Now let’s look at the orbital eccentricity of each of the largest moons, and the orbital inclination relative to the equator of its home planet.
Our familiar Moon is really an oddball: it has the greatest orbital eccentricity of all the largest satellites, and, with the exception of Triton and Iapetus, by far the greatest orbital inclination relative to the equator of its home planet. Triton is the oddball among oddballs as it is the only large satellite in our solar system that has a retrograde orbit: it orbits Neptune in a direction opposite the planet’s rotation. Iapetus has an orbital inclination relative to Saturn’s equator almost as much as the Moon’s orbital inclination relative to the Earth’s equator, but this anomaly can perhaps be forgiven because Iapetus orbits so very far away from Saturn. Its orbital period is over 79 days.
Note that the Moon’s orbital inclination relative to the equator of the Earth varies between 18.33˚ and 28.60˚. This occurs because the intersection between the plane of the Moon’s orbit around the Earth and the plane of the Earth’s orbit around the Sun precesses westward, making an entire circuit every 18.6 years.
Saturn’s third largest moon, Iapetus (eye-AP-eh-tuss), was discovered at the then-new Paris Observatory in 1671 by Italian-French astronomer (and observatory director) Giovanni Domenico (Jean-Dominique) Cassini (1625-1712). Upon further observation, Cassini noted that he could only see Iapetus when it was on the west side of Saturn, never the east. His telescope was not large enough to detect Iapetus on the east side of Saturn because it was much fainter then. He correctly reasoned that, “it seems, that one part of his surface is not so capable of reflecting to us the light of the Sun which maketh it visible, as the other part is.” He also must have realized that Iapetus was locked in synchronous rotation—as is our Moon—with the same side facing Saturn all the time, with its rotation period being equal to its orbital period.
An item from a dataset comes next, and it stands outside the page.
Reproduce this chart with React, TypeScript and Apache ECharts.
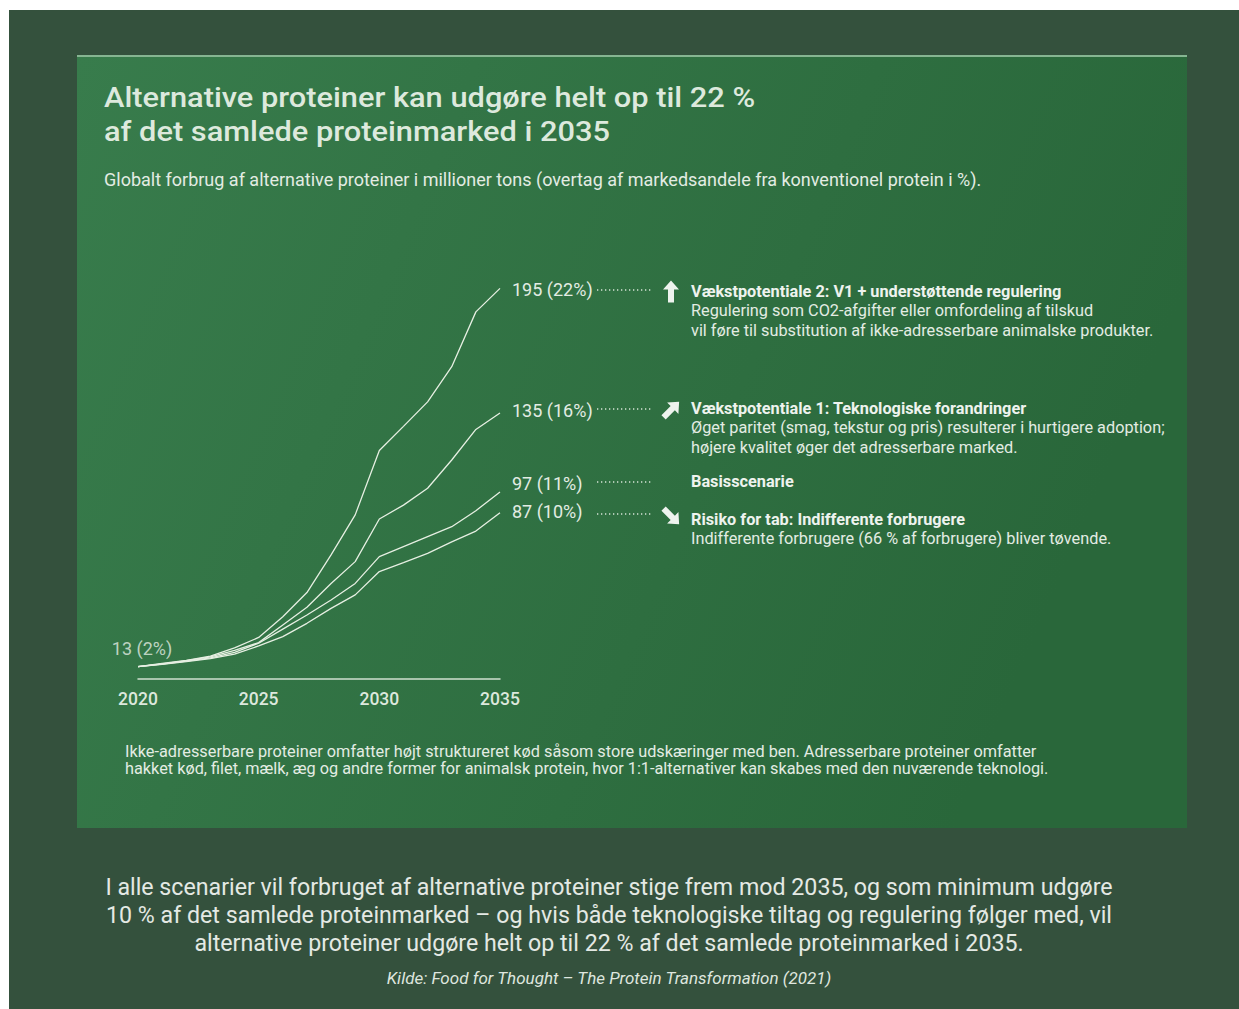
import React, { useEffect, useRef } from "react";
import * as echarts from "echarts";

const years = [2020, 2021, 2022, 2023, 2024, 2025, 2026, 2027, 2028, 2029, 2030, 2031, 2032, 2033, 2034, 2035];
const growth2 = [13, 14.5, 16, 18, 22, 27, 37, 48.6, 66.7, 86, 117, 128.6, 140.4, 157.3, 183.7, 195];
const growth1 = [13, 14.3, 15.8, 17.6, 20.8, 24.5, 33, 41.5, 53, 63.5, 84, 90.7, 98.8, 112.4, 127.1, 135];
const baseCase = [13, 14.2, 15.6, 17.2, 19.8, 24.2, 31, 37.8, 45, 53, 65.9, 70.7, 75.5, 80.3, 88, 97];
const riskCase = [13, 14.1, 15.4, 16.8, 19, 22.9, 27.4, 33.8, 41, 47.5, 58.7, 63, 67.5, 73, 78.2, 87];
const shares2035 = [22, 16, 11, 10];
const startValue = 13;
const startShare = 2;
const xTicks = [2020, 2025, 2030, 2035];

const seriesNames = ["Vækstpotentiale 2", "Vækstpotentiale 1", "Basisscenarie", "Risiko for tab"];
const seriesValues = [growth2, growth1, baseCase, riskCase];

const titleLines = ["Alternative proteiner kan udgøre helt op til 22 %", "af det samlede proteinmarked i 2035"];
const subtitle = "Globalt forbrug af alternative proteiner i millioner tons (overtag af markedsandele fra konventionel protein i %).";
const scenarioTitles = [
  "Vækstpotentiale 2: V1 + understøttende regulering",
  "Vækstpotentiale 1: Teknologiske forandringer",
  "Basisscenarie",
  "Risiko for tab: Indifferente forbrugere",
];
const scenarioTexts = [
  ["Regulering som CO2-afgifter eller omfordeling af tilskud", "vil føre til substitution af ikke-adresserbare animalske produkter."],
  ["Øget paritet (smag, tekstur og pris) resulterer i hurtigere adoption;", "højere kvalitet øger det adresserbare marked."],
  [],
  ["Indifferente forbrugere (66 % af forbrugere) bliver tøvende."],
];
const footnote = [
  "Ikke-adresserbare proteiner omfatter højt struktureret kød såsom store udskæringer med ben. Adresserbare proteiner omfatter",
  "hakket kød, filet, mælk, æg og andre former for animalsk protein, hvor 1:1-alternativer kan skabes med den nuværende teknologi.",
];
const caption = [
  "I alle scenarier vil forbruget af alternative proteiner stige frem mod 2035, og som minimum udgøre",
  "10 % af det samlede proteinmarked – og hvis både teknologiske tiltag og regulering følger med, vil",
  "alternative proteiner udgøre helt op til 22 % af det samlede proteinmarked i 2035.",
];
const source = "Kilde: Food for Thought – The Protein Transformation (2021)";

const FONT = "Roboto, 'Noto Sans', sans-serif";
const TXT = "#e3ece3";

let registered = false;
function registerArrow() {
  if (registered) return;
  registered = true;
  echarts.graphic.registerShape(
    "arrowUp",
    echarts.graphic.extendPath("M0,-11.5 L8,-2.5 L3,-2.5 L3,10.5 L-3,10.5 L-3,-2.5 L-8,-2.5 Z", {}) as any
  );
}

export default function App() {
  const ref = useRef<HTMLDivElement>(null);
  useEffect(() => {
    if (!ref.current) return;
    registerArrow();
    const chart = echarts.init(ref.current, undefined, { renderer: "svg" });

    const labelOffsets = [[0, 1], [0, -3], [0, -9], [0, -1]];
    const series: any[] = seriesValues.map((vals, i) => ({
      type: "line",
      name: seriesNames[i],
      data: vals.map((v, j) => [years[j], v]),
      showSymbol: false,
      symbol: "none",
      lineStyle: { color: "#e6efe2", width: 1.3 },
      endLabel: {
        show: true,
        distance: 12,
        offset: labelOffsets[i],
        formatter: () => `${vals[vals.length - 1]} (${shares2035[i]}%)`,
        color: TXT,
        fontSize: 18,
        fontFamily: FONT,
      },
      silent: true,
    }));
    series.push({
      type: "scatter",
      data: [[years[0], startValue]],
      symbolSize: 1,
      itemStyle: { color: "rgba(0,0,0,0)" },
      label: {
        show: true,
        position: "top",
        distance: 9,
        offset: [4, 0],
        formatter: `${startValue} (${startShare}%)`,
        color: TXT,
        fontSize: 18,
        fontFamily: FONT,
      },
      silent: true,
    });

    const graphics: any[] = [];
    graphics.push({ type: "rect", shape: { x: 0, y: 0, width: 1239, height: 1009 }, style: { fill: "#ffffff" }, z: -10 });
    graphics.push({ type: "rect", shape: { x: 9, y: 10, width: 1230, height: 999 }, style: { fill: "#34513d" }, z: -9 });
    graphics.push({
      type: "rect",
      shape: { x: 77, y: 55, width: 1110, height: 773 },
      style: {
        fill: new echarts.graphic.LinearGradient(0, 0, 1, 0.3, [
          { offset: 0, color: "#387c4c" },
          { offset: 1, color: "#29673a" },
        ]),
      },
      z: -8,
    });
    graphics.push({ type: "line", shape: { x1: 77, y1: 56, x2: 1187, y2: 56 }, style: { stroke: "#86b592", lineWidth: 2 }, z: -7 });

    titleLines.forEach((t, i) => {
      graphics.push({
        type: "text",
        x: 104,
        y: 97 + i * 34,
        scaleX: 1.1,
        style: { text: t, fill: "#dde9dd", font: `500 28px ${FONT}`, textVerticalAlign: "middle" },
      });
    });
    graphics.push({
      type: "text",
      x: 104,
      y: 179,
      style: { text: subtitle, fill: TXT, font: `400 18px ${FONT}`, textVerticalAlign: "middle" },
    });

    const rowY = [290, 409, 482, 514];
    const titleY = [291, 408, 481, 519];
    rowY.forEach((y) => {
      graphics.push({
        type: "line",
        shape: { x1: 597, y1: y, x2: 652, y2: y },
        style: { stroke: "#d6e4d6", lineWidth: 1.3, lineDash: [1.3, 2.7] },
      });
    });
    const arrows = [
      { y: 292, rot: 0 },
      { y: 410, rot: -Math.PI / 4 },
      null,
      { y: 516, rot: -(3 * Math.PI) / 4 },
    ];
    arrows.forEach((a) => {
      if (!a) return;
      graphics.push({ type: "arrowUp", x: 671, y: a.y, rotation: a.rot, style: { fill: "#eef3ee" } });
    });
    scenarioTitles.forEach((t, i) => {
      graphics.push({
        type: "text",
        x: 691,
        y: titleY[i],
        style: { text: t, fill: "#eef3ee", font: `700 16.3px ${FONT}`, textVerticalAlign: "middle" },
      });
      scenarioTexts[i].forEach((line, k) => {
        graphics.push({
          type: "text",
          x: 691,
          y: titleY[i] + 19.5 * (k + 1),
          style: { text: line, fill: TXT, font: `400 16.3px ${FONT}`, textVerticalAlign: "middle" },
        });
      });
    });

    footnote.forEach((t, i) => {
      graphics.push({
        type: "text",
        x: 125,
        y: 751 + i * 17,
        style: { text: t, fill: TXT, font: `400 16.3px ${FONT}`, textVerticalAlign: "middle" },
      });
    });
    caption.forEach((t, i) => {
      graphics.push({
        type: "text",
        x: 609,
        y: 887 + i * 28,
        style: { text: t, fill: "#e4e9e4", font: `400 23.2px ${FONT}`, textAlign: "center", textVerticalAlign: "middle" },
      });
    });
    graphics.push({
      type: "text",
      x: 609,
      y: 978,
      style: { text: source, fill: "#dfe6df", font: `italic 400 17px ${FONT}`, textAlign: "center", textVerticalAlign: "middle" },
    });

    chart.setOption({
      animation: false,
      backgroundColor: "#ffffff",
      grid: { left: 138, right: 739, top: 278, bottom: 330 },
      xAxis: {
        type: "value",
        min: 2020,
        max: 2035,
        interval: 5,
        axisLine: { show: true, lineStyle: { color: "#cfe0cf", width: 1.5 } },
        axisTick: { show: false },
        splitLine: { show: false },
        axisLabel: {
          margin: 11,
          color: "#dde8dd",
          fontSize: 17.5,
          fontWeight: 500,
          fontFamily: FONT,
          customValues: xTicks,
          formatter: (v: number) => String(v),
        },
      },
      yAxis: {
        type: "value",
        min: 7,
        max: 200,
        show: false,
        splitLine: { show: false },
      },
      series,
      graphic: { elements: graphics },
    });
    return () => chart.dispose();
  }, []);
  return <div ref={ref} style={{ position: "absolute", left: 0, top: 0, width: 1239, height: 1009 }} />;
}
Today we know these periods to be 79.3215 days.
The leading hemisphere of Iapetus has a visual albedo of only about 5%, whereas most of the trailing hemisphere is much brighter, having an albedo around 25%. Thus, when Iapetus is on the west side of Saturn, its apparent visual magnitude is around 10.2, but on the east side of Saturn Iapetus is 1.7 magnitudes fainter at 11.9. Without a doubt, Iapetus is one of the most outlandish places in the solar system, and the Cassini Saturn orbiter flybys certainly amplified the strangeness.
Cassini made one close targeted flyby of Iapetus on September 10, 2007, passing within 762 miles of the surface. Here are a few of the best photos of Iapetus from Cassini.
The dark material appears to have been deposited from elsewhere in the Saturnian system, but sublimation of water ice may also play a role. In any event, the dark material is a relatively thin veneer, significantly less than a meter thick in many places.
The warm day on Iapetus sees a surface temperature of -227° F on the dark terrain and an even colder -256° F on the bright terrain. Inhospitable, to say the least!